How to recognize the need for mental health in yourself,

family members, or friends —

and what to say when you’re ready to reach out

Moving to a new locale often creates a jumble of emotions. There’s the excitement of possibility — a new home, new neighborhood, new friends, new activities, a new job, and new things to see and do. But there’s also that twinge of sadness associated with leaving behind the comfort of old friends, maybe family, and long-established routines. And moving itself is stressful with the planning, packing, unpacking, setting up utilities, enrolling kids in new schools, finding new health care providers, grocery stores, and other services.

It’s important for us to embrace these conflicting feelings. They’re a natural part of the moving process. But it’s also important to recognize when you might be experiencing more than a temporary sense of sadness caused by all the changes moving brings.

Many people experience anxiety, depression, or other mental health challenges at some point in their lives. When this happens, knowing you’re not alone can help. But sometimes it can be difficult to share that you’re struggling or to ask someone you care about if they are — especially in the midst of so much change. Yet, it’s important to take this step — not only so you or someone else can get the care they need, but so that all of us can help end the stigma of mental health.

Mother and daughter on front porch

“It is a societal group effort to try to normalize mental health concerns,” said Sara Vogel, MD, a psychiatrist at Kaiser Permanente in Colorado. She sees the recent global conversations led by superstar athletes like Simone Biles, Naomi Osaka, and countless other well-known figures as a major step toward ending the stigma of mental health.

Everyone’s experience with mental health issues is different, but there are some general signs you can look out for in yourself and others, Dr. Vogel said, including:

  • A change in performance at work or school
  • Changes in interactions with loved ones
  • Loss of interest in activities you usually enjoy
  • Sleeping too much or too little
  • Fatigue or low energy
  • Problems focusing or remembering
  • Social isolation
  • Changes in appetite and/or weight
  • Thoughts of death, suicide, or hopelessness
  • Alcohol or drug use or dependence

Additional signs in kids and teens can include irritability, self-harm, and recurring physical symptoms, like stomachaches.
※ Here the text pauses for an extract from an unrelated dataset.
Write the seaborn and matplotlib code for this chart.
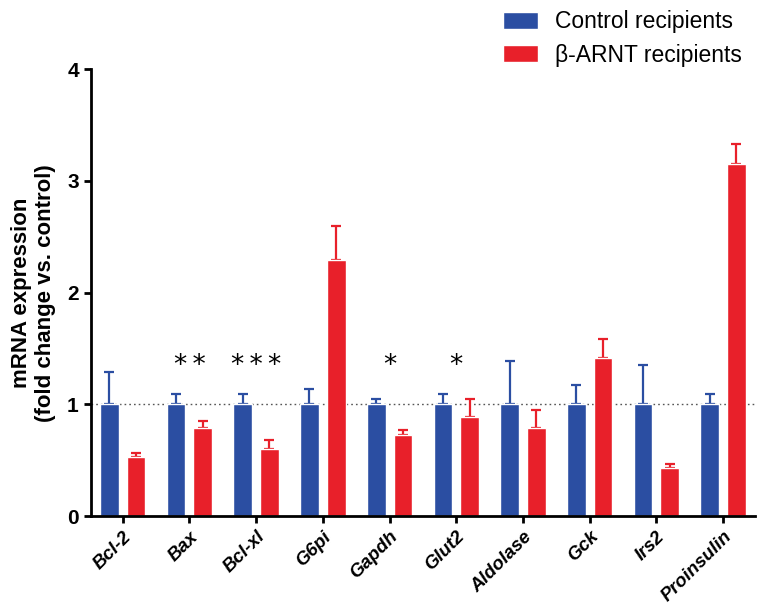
import pandas as pd
import matplotlib.pyplot as plt
import seaborn as sns

genes = ['Bcl-2', 'Bax', 'Bcl-xl', 'G6pi', 'Gapdh', 'Glut2', 'Aldolase', 'Gck', 'Irs2', 'Proinsulin']
ctrl_mean = [1.0, 1.0, 1.0, 1.0, 1.0, 1.0, 1.0, 1.0, 1.0, 1.0]
ctrl_err = [0.29, 0.09, 0.09, 0.14, 0.05, 0.09, 0.39, 0.17, 0.35, 0.09]
arnt_mean = [0.53, 0.79, 0.60, 2.29, 0.73, 0.89, 0.79, 1.42, 0.43, 3.15]
arnt_err = [0.04, 0.06, 0.08, 0.31, 0.04, 0.16, 0.16, 0.17, 0.04, 0.18]
stars = ['', '**', '***', '', '*', '*', '', '', '', '']
groups = ['Control recipients', 'β-ARNT recipients']
colors = ['#2B4EA2', '#E8202A']

df = pd.DataFrame({
    'gene': genes * 2,
    'group': [groups[0]] * len(genes) + [groups[1]] * len(genes),
    'value': ctrl_mean + arnt_mean,
    'err': ctrl_err + arnt_err,
})

sns.set_style('white')
plt.rcParams['font.family'] = ['Liberation Sans', 'DejaVu Sans']
plt.rcParams['text.color'] = 'black'
plt.rcParams['axes.labelcolor'] = 'black'
plt.rcParams['xtick.color'] = 'black'
plt.rcParams['ytick.color'] = 'black'

fig = plt.figure(figsize=(7.62, 6.11), dpi=100)
ax = fig.add_axes([0.119, 0.155, 0.872, 0.732])

sns.barplot(data=df, x='gene', y='value', hue='group', palette=colors,
            gap=0.3, width=0.8, errorbar=None, ax=ax, saturation=1)

errs = [ctrl_err, arnt_err]
for container, err, col in zip(ax.containers, errs, colors):
    xs = [b.get_x() + b.get_width() / 2 for b in container]
    ys = [b.get_height() for b in container]
    ax.errorbar(xs, ys, yerr=[[0] * len(err), err], fmt='none', ecolor=col,
                elinewidth=1.6, capsize=3.6, capthick=1.6, zorder=0.5)

# significance marks
for i, s in enumerate(stars):
    if s:
        ax.text(i, 1.34, '\u2009'.join(s), ha='center', va='center', fontsize=19,
                family='DejaVu Sans')

ax.axhline(1.0, color='#555555', linestyle=(0, (1.2, 2.2)), linewidth=1, zorder=0)

ax.set_ylim(0, 4)
ax.set_xlim(-0.48, 9.48)
ax.set_yticks([0, 1, 2, 3, 4])
ax.set_xlabel('')
ax.set_ylabel('mRNA expression\n(fold change vs. control)', fontsize=16, fontweight='bold', labelpad=8)
ax.set_xticks(range(len(genes)))
ax.set_xticklabels(genes, rotation=45, ha='right', rotation_mode='anchor',
                   fontsize=13.5, fontweight='bold', fontstyle='italic')
for lab in ax.get_yticklabels():
    lab.set_fontsize(15)
    lab.set_fontweight('bold')
ax.tick_params(axis='both', direction='out', length=5, width=2, color='black', bottom=True, left=True)
for side in ['top', 'right']:
    ax.spines[side].set_visible(False)
for side in ['left', 'bottom']:
    ax.spines[side].set_linewidth(2)
    ax.spines[side].set_color('black')

ax.legend(loc='upper right', bbox_to_anchor=(0.987, 1.0), bbox_transform=fig.transFigure,
          frameon=False, fontsize=16.5, handlelength=1.5, handleheight=0.75,
          labelspacing=0.45, handletextpad=0.75, borderaxespad=0.05)

fig.savefig('out.png', dpi=100)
If you are concerned about someone you care about, one way to start a conversation is to bring up the subject in a casual, open-ended manner. Ask, “How have you been doing lately?” or “I noticed you haven’t attended your new book club in a while. Is everything OK?”
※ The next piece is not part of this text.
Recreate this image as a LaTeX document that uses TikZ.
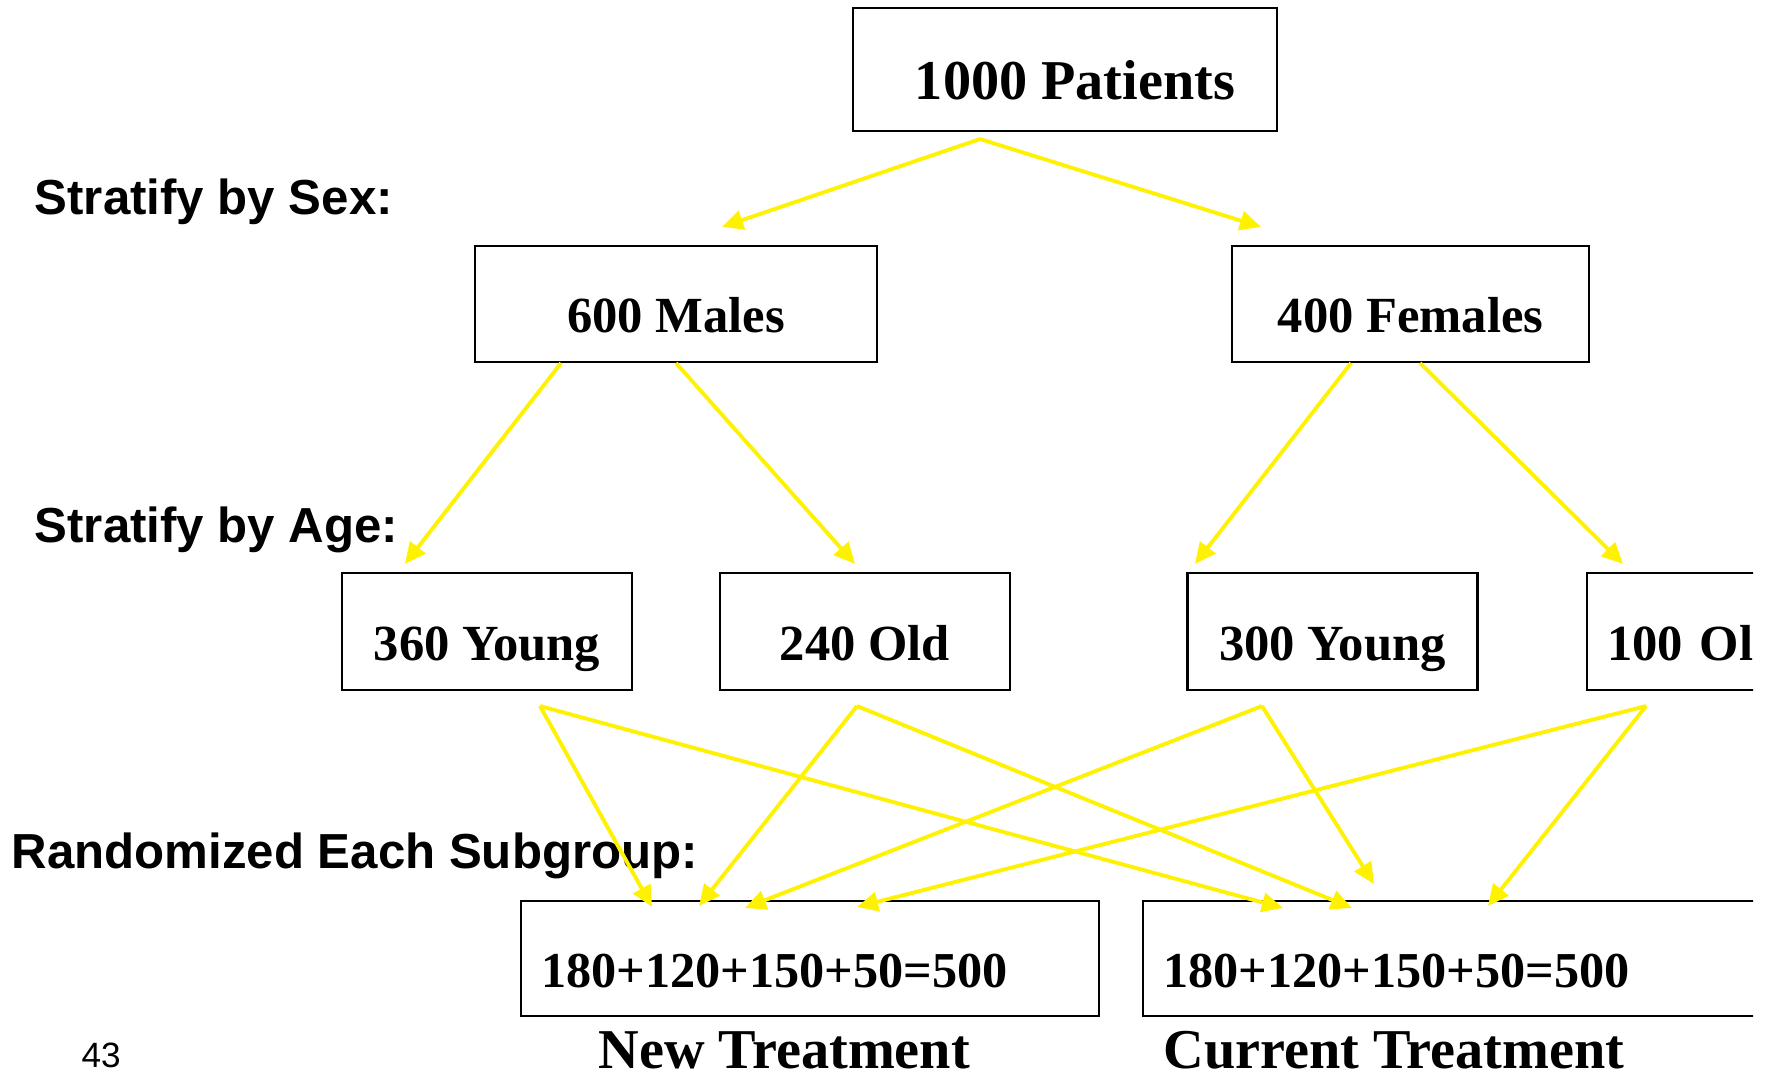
\documentclass[tikz,border=0pt]{standalone}
\usepackage{fontspec}
\setmainfont{Liberation Serif}
\setsansfont{Liberation Sans}
\usetikzlibrary{arrows.meta}

\begin{document}
\begin{tikzpicture}[
        box-node/.style={rectangle,draw,line width=0.6pt,minimum width=2.9cm,minimum height=1.17cm,
            text height=0.57cm,text depth=0pt,font=\bfseries\fontsize{14.4}{17}\selectfont},
        sum-node/.style={box-node,inner xsep=0.2cm,align=left,font=\bfseries\fontsize{14.3}{17}\selectfont},
        side-label/.style={anchor=base west,inner sep=0pt,font=\sffamily\bfseries\fontsize{14}{17}\selectfont},
        tr-label/.style={anchor=base west,inner sep=0pt,font=\bfseries\fontsize{16}{19}\selectfont},
        yel-arrow/.style={draw=yellow,line width=1.1pt,-{Triangle[length=6pt,width=5.5pt]}}
    ]
        \useasboundingbox (0,0) rectangle (17.7,-10.74);
        \clip (0,0) rectangle (17.53,-10.74);

        % levels
        \node[box-node,minimum width=4.24cm,minimum height=1.23cm,text height=0.61cm,
            font=\bfseries\fontsize{16}{20}\selectfont] (1000) at (10.65,-0.695) {\hspace{0.2cm}1000 Patients};

        \node[box-node,minimum width=4.02cm,minimum height=1.16cm] (600) at (6.76,-3.04) {600 Males};
        \node[box-node,minimum width=3.57cm,minimum height=1.16cm] (400) at (14.105,-3.04) {400 Females};

        \node[box-node] (360) at (4.87,-6.315) {360 Young};
        \node[box-node] (240) at (8.65,-6.315) {240 Old};
        \node[box-node] (300) at (13.325,-6.315) {300 Young};
        \node[box-node,inner xsep=0.2cm,text width=2.5cm,align=left] (100) at (17.32,-6.315) {100 Old};

        \node[sum-node,text width=5.38cm,minimum height=1.15cm] (new) at (8.10,-9.585) {180+120+150+50=500};
        \node[sum-node,text width=6.6cm,minimum height=1.15cm] (cur) at (14.93,-9.585) {180+120+150+50=500};

        % labels
        \node[side-label] (sex) at (0.34,-2.15) {Stratify by Sex:};
        \node[side-label] (age) at (0.34,-5.42) {Stratify by Age:};
        \node[side-label] (rand) at (0.11,-8.68) {Randomized Each Subgroup:};
        \node[anchor=base west,inner sep=0pt,font=\sffamily\fontsize{10}{12}\selectfont] (page) at (0.81,-10.67) {43};
        \node[tr-label] (newlab) at (5.98,-10.68) {New Treatment};
        \node[tr-label] (curlab) at (11.63,-10.68) {Current Treatment};

        % arrows
        \draw[yel-arrow] ([shift={(-0.85,-0.07)}]1000.south) -- ([shift={(0.46,0.18)}]600.north);
        \draw[yel-arrow] ([shift={(-0.85,-0.07)}]1000.south) -- ([shift={(-1.495,0.18)}]400.north);

        \draw[yel-arrow] ([xshift=-1.15cm]600.south) -- ([shift={(-0.82,0.08)}]360.north);
        \draw[yel-arrow] (600.south) -- ([shift={(-0.10,0.08)}]240.north);
        \draw[yel-arrow] ([xshift=-0.595cm]400.south) -- ([shift={(-1.375,0.08)}]300.north);
        \draw[yel-arrow] ([xshift=0.095cm]400.south) -- ([shift={(-1.09,0.08)}]100.north);

        \draw[yel-arrow] ([shift={(0.53,-0.15)}]360.south) -- ([shift={(-1.58,-0.07)}]new.north);
        \draw[yel-arrow] ([shift={(0.53,-0.15)}]360.south) -- ([shift={(1.41,-0.08)}]cur.north west);
        \draw[yel-arrow] ([shift={(-0.08,-0.15)}]240.south) -- ([shift={(-1.11,-0.06)}]new.north);
        \draw[yel-arrow] ([shift={(-0.08,-0.15)}]240.south) -- ([shift={(2.10,-0.08)}]cur.north west);
        \draw[yel-arrow] ([shift={(-0.705,-0.15)}]300.south) -- ([shift={(-0.65,-0.08)}]new.north);
        \draw[yel-arrow] ([shift={(-0.705,-0.15)}]300.south) -- ([shift={(2.32,0.16)}]cur.north west);
        \draw[yel-arrow] ([shift={(-0.86,-0.15)}]100.south) -- ([shift={(0.47,-0.07)}]new.north);
        \draw[yel-arrow] ([shift={(-0.86,-0.15)}]100.south) -- ([shift={(3.46,-0.06)}]cur.north west);
    \end{tikzpicture}
\end{document}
“Then just see where the person takes it,” Dr. Vogel said. “You’re not looking to interrogate someone. You’re trying to help them give permission to take the conversation a little further, opening the door, letting them know it’s a safe space.”

Listen with an open mind, reassure them they’re not alone, and ask how you can support them. Depending on your comfort level, you can also inquire whether they’ve thought about reaching out to a professional for help.

If you’re worried about your own well-being, Kaiser Permanente offers an online self-assessment through our Find Your Words initiative, which empowers people to ask for help and to speak out about mental health.

Mother and son outside on the front porch

If you or the person you’re speaking with is considering harming themselves, there are crisis lines via the National Suicide Prevention Lifeline or Colorado Crisis Services.

Kaiser Permanente believes so strongly in the importance of mental health as part of your whole health that we’ve embedded behavioral health specialists in most of our Colorado medical offices, so members can connect with a specialty provider, if necessary, without a referral. We also offer many ways to get help online, by phone, or in person. It’s also why the Kaiser Permanente Colorado Institute for Health Research is dedicated to improving the understanding and management of mental health conditions.

“We try to help make it as user-friendly as possible,” Dr. Vogel said. “When you’re in crisis, everything can be so overwhelming, and trying to Google information and figure out what phone number to call, that may be too much.”